▶ **GIVEN INSTRUCTION**: Return the lines that follow, exactly as they appear, from the first through the one containing "(0,0) rectangle (2048,2896);"; no pictures are to be included.

▶ **SUPPLIED INFORMATION**:
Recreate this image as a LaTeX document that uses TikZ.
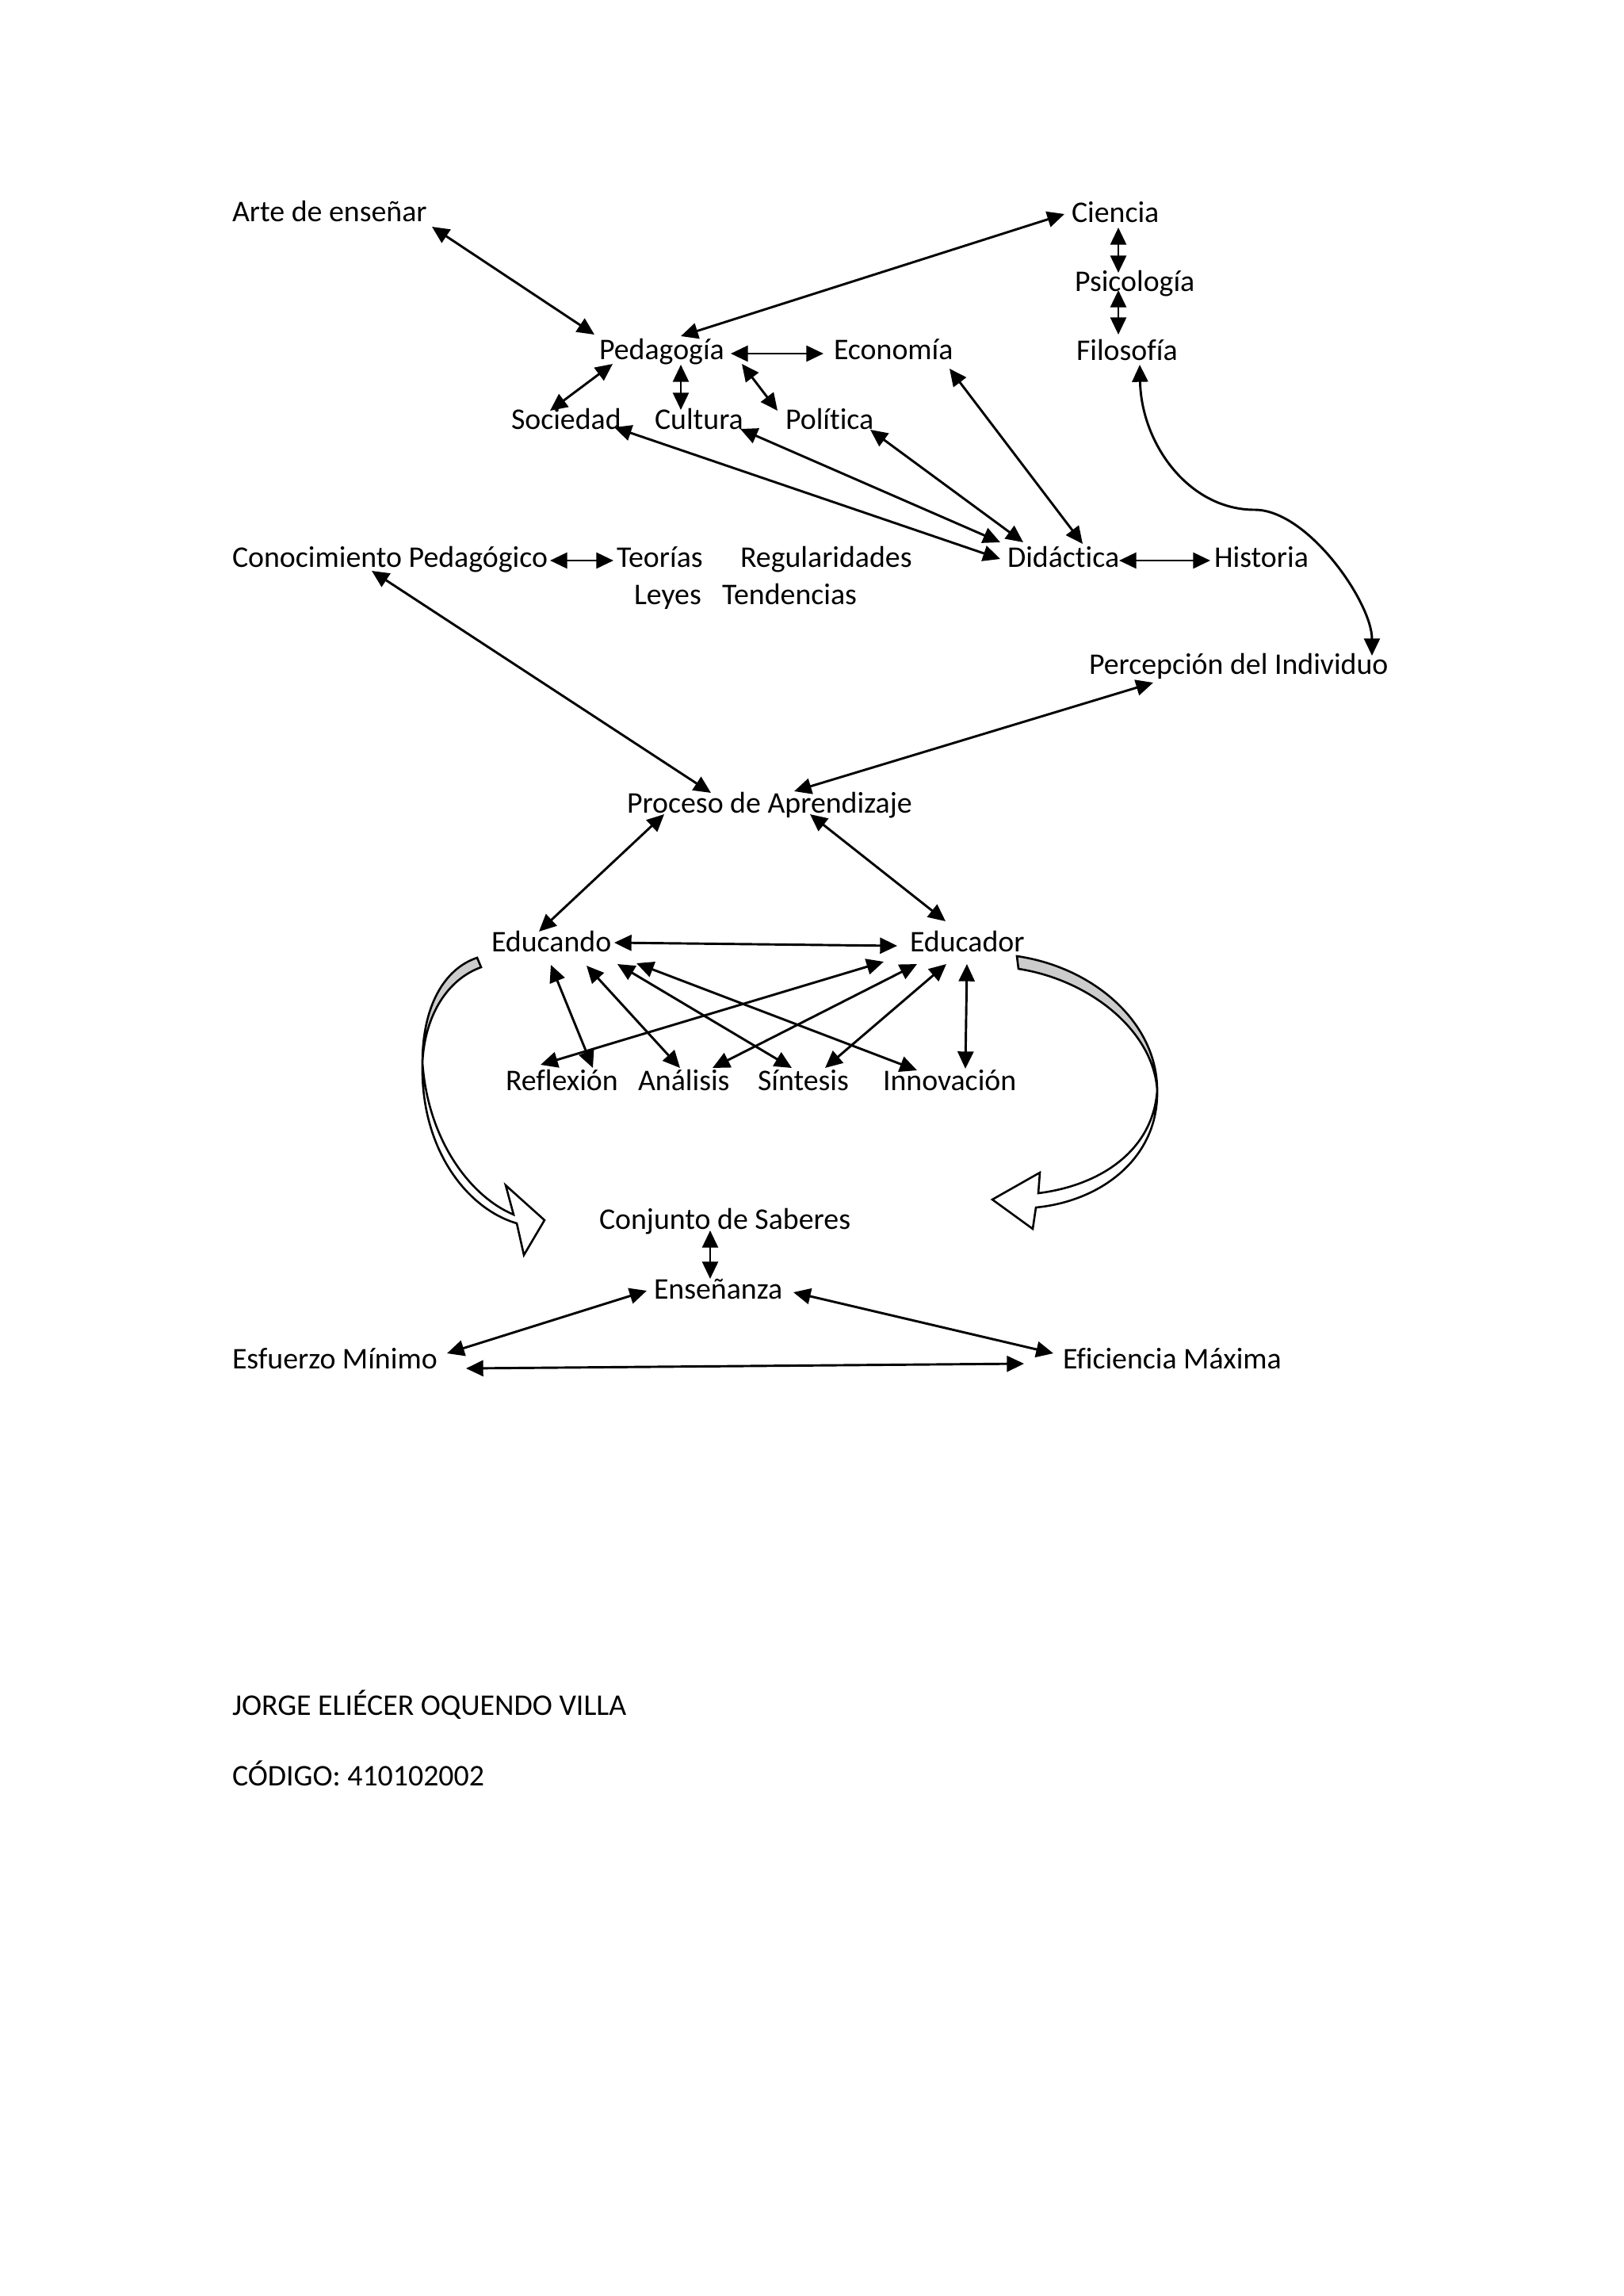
\documentclass[tikz,border=0pt]{standalone}
\usepackage{fontspec}
\setmainfont{Carlito}[Ligatures=CommonOff]
\usetikzlibrary{arrows.meta}
\begin{document}
\begin{tikzpicture}[x=0.290664pt,y=-0.290664pt,
  lbl/.style={anchor=base west,inner sep=0pt,outer sep=0pt,font=\fontsize{11pt}{13pt}\selectfont},
  arr/.style={line width=0.85pt,{Triangle[length=6.3pt,width=5.8pt]}-{Triangle[length=6.3pt,width=5.8pt]}},
  band/.style={draw=black,line width=0.75pt,line join=miter}]
\useasboundingbox (0,0) rectangle (2048,2896);

% labels
\node[lbl] (arte) at (293,279) {Arte de enseñar};
\node[lbl] (ciencia) at (1352,280) {Ciencia};
\node[lbl] (psico) at (1356,367) {Psicología};
\node[lbl] (filo) at (1358,454) {Filosofía};
\node[lbl] (ped) at (756,453) {Pedagogía};
\node[lbl] (eco) at (1052,453) {Economía};
\node[lbl] (soc) at (645,541) {Sociedad};
\node[lbl] (cul) at (826,541) {Cultura};
\node[lbl] (pol) at (991,541) {Política};
\node[lbl] (con) at (293,715) {Conocimiento Pedagógico};
\node[lbl] (teo) at (778,715) {Teorías};
\node[lbl] (reg) at (934,715) {Regularidades};
\node[lbl] (did) at (1271,715) {Didáctica};
\node[lbl] (his) at (1532,715) {Historia};
\node[lbl] (ley) at (800,762) {Leyes};
\node[lbl] (ten) at (911,762) {Tendencias};
\node[lbl] (per) at (1374,850) {Percepción del Individuo};
\node[lbl] (pro) at (791,1025) {Proceso de Aprendizaje};
\node[lbl] (edo) at (620,1200) {Educando};
\node[lbl] (edr) at (1148,1200) {Educador};
\node[lbl] (ref) at (638,1375) {Reflexión};
\node[lbl] (ana) at (805,1375) {Análisis};
\node[lbl] (sin) at (956,1375) {Síntesis};
\node[lbl] (inn) at (1114,1375) {Innovación};
\node[lbl] (cjs) at (756,1550) {Conjunto de Saberes};
\node[lbl] (ens) at (825,1638) {Enseñanza};
\node[lbl] (esf) at (293,1726) {Esfuerzo Mínimo};
\node[lbl] (efi) at (1341,1726) {Eficiencia Máxima};
\node[lbl] (jorge) at (293,2163) {JORGE ELIÉCER OQUENDO VILLA};
\node[lbl] (cod) at (293,2252) {CÓDIGO: 410102002};

% top connectors
\draw[arr] ([shift={(252,7)}]arte.base west) -- ([shift={(-6,-31)}]ped.base west);
\draw[arr] ([shift={(103,-29)}]ped.base west) -- ([shift={(-9,-10)}]ciencia.base west);
\draw[arr] ([shift={(166,-7)}]ped.base west) -- ([shift={(-13,-7)}]eco.base west);
\draw[arr] ([shift={(17,6)}]ped.base west) -- ([shift={(49,-23)}]soc.base west);
\draw[arr] ([shift={(103,7)}]ped.base west) -- ([shift={(33,-24)}]cul.base west);
\draw[arr] ([shift={(180,6)}]ped.base west) -- ([shift={(-10,-23)}]pol.base west);
\draw[arr] ([shift={(59,7)}]ciencia.base west) -- ([shift={(55,-23)}]psico.base west);
\draw[arr] ([shift={(55,-1)}]psico.base west) -- ([shift={(53,-32)}]filo.base west);
\draw[arr] ([shift={(80,6)}]filo.base west) .. controls (1440,560) and (1500,643) .. (1583,643)
   .. controls (1650,643) and (1731,760) .. ([shift={(357,-23)}]per.base west);
\draw[arr] ([shift={(146,12)}]eco.base west) -- ([shift={(95,-29)}]did.base west);
\draw[arr] ([shift={(130,-2)}]soc.base west) -- ([shift={(-9,-10)}]did.base west);
\draw[arr] ([shift={(108,0)}]cul.base west) -- ([shift={(-9,-31)}]did.base west);
\draw[arr] ([shift={(107,1)}]pol.base west) -- ([shift={(20,-31)}]did.base west);
\draw[arr] ([shift={(141,-8)}]did.base west) -- ([shift={(-5,-8)}]his.base west);
\draw[arr] ([shift={(401,-8)}]con.base west) -- ([shift={(-4,-8)}]teo.base west);

% middle connectors
\draw[arr] ([shift={(176,5)}]con.base west) -- ([shift={(106,-25)}]pro.base west);
\draw[arr] ([shift={(81,11)}]per.base west) -- ([shift={(211,-27)}]pro.base west);
\draw[arr] ([shift={(47,2)}]pro.base west) -- ([shift={(60,-25)}]edo.base west);
\draw[arr] ([shift={(231,2)}]pro.base west) -- ([shift={(45,-38)}]edr.base west);
\draw[arr] ([shift={(155,-11)}]edo.base west) -- ([shift={(-16,-7)}]edr.base west);
\draw[arr] ([shift={(75,17)}]edo.base west) -- ([shift={(110,-28)}]ref.base west);
\draw[arr] ([shift={(120,18)}]edo.base west) -- ([shift={(53,-28)}]ana.base west);
\draw[arr] ([shift={(159,16)}]edo.base west) -- ([shift={(43,-28)}]sin.base west);
\draw[arr] ([shift={(183,15)}]edo.base west) -- ([shift={(43,-25)}]inn.base west);
\draw[arr] ([shift={(-33,13)}]edr.base west) -- ([shift={(44,-32)}]ref.base west);
\draw[arr] ([shift={(9,16)}]edr.base west) -- ([shift={(94,-28)}]ana.base west);
\draw[arr] ([shift={(46,16)}]edr.base west) -- ([shift={(85,-28)}]sin.base west);
\draw[arr] ([shift={(72,16)}]edr.base west) -- ([shift={(104,-27)}]inn.base west);

% bottom connectors
\draw[arr] ([shift={(140,2)}]cjs.base west) -- ([shift={(71,-25)}]ens.base west);
\draw[arr] ([shift={(-9,-10)}]ens.base west) -- ([shift={(271,-19)}]esf.base west);
\draw[arr] ([shift={(176,-8)}]ens.base west) -- ([shift={(-12,-19)}]efi.base west);
\draw[arr] ([shift={(295,0)}]esf.base west) -- ([shift={(-49,-6)}]efi.base west);

% left curved block arrow
\filldraw[band,fill=black!20] (602,1208) .. controls (560,1222) and (533,1270) .. (533,1340)
   .. controls (536,1280) and (565,1235) .. (607,1220) -- cycle;
\filldraw[band,fill=white] (533,1340) .. controls (530,1450) and (590,1525) .. (652,1543)
   -- (661,1583) -- (687,1539) -- (638,1495) -- (648,1532)
   .. controls (595,1510) and (540,1440) .. (533,1340) -- cycle;

% right curved block arrow
\filldraw[band,fill=black!20] (1283,1206) .. controls (1380,1220) and (1460,1290) .. (1460,1375)
   .. controls (1455,1300) and (1375,1236) .. (1285,1222) -- cycle;
\filldraw[band,fill=white] (1460,1375) .. controls (1462,1460) and (1390,1515) .. (1307,1523)
   -- (1303,1550) -- (1252,1513) -- (1312,1479) -- (1310,1505)
   .. controls (1390,1495) and (1455,1450) .. (1460,1375) -- cycle;
\end{tikzpicture}
\end{document}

▶ **WORKED SOLUTION**:
Recreate this image as a LaTeX document that uses TikZ.
\documentclass[tikz,border=0pt]{standalone}
\usepackage{fontspec}
\setmainfont{Carlito}[Ligatures=CommonOff]
\usetikzlibrary{arrows.meta}
\begin{document}
\begin{tikzpicture}[x=0.290664pt,y=-0.290664pt,
  lbl/.style={anchor=base west,inner sep=0pt,outer sep=0pt,font=\fontsize{11pt}{13pt}\selectfont},
  arr/.style={line width=0.85pt,{Triangle[length=6.3pt,width=5.8pt]}-{Triangle[length=6.3pt,width=5.8pt]}},
  band/.style={draw=black,line width=0.75pt,line join=miter}]
\useasboundingbox (0,0) rectangle (2048,2896);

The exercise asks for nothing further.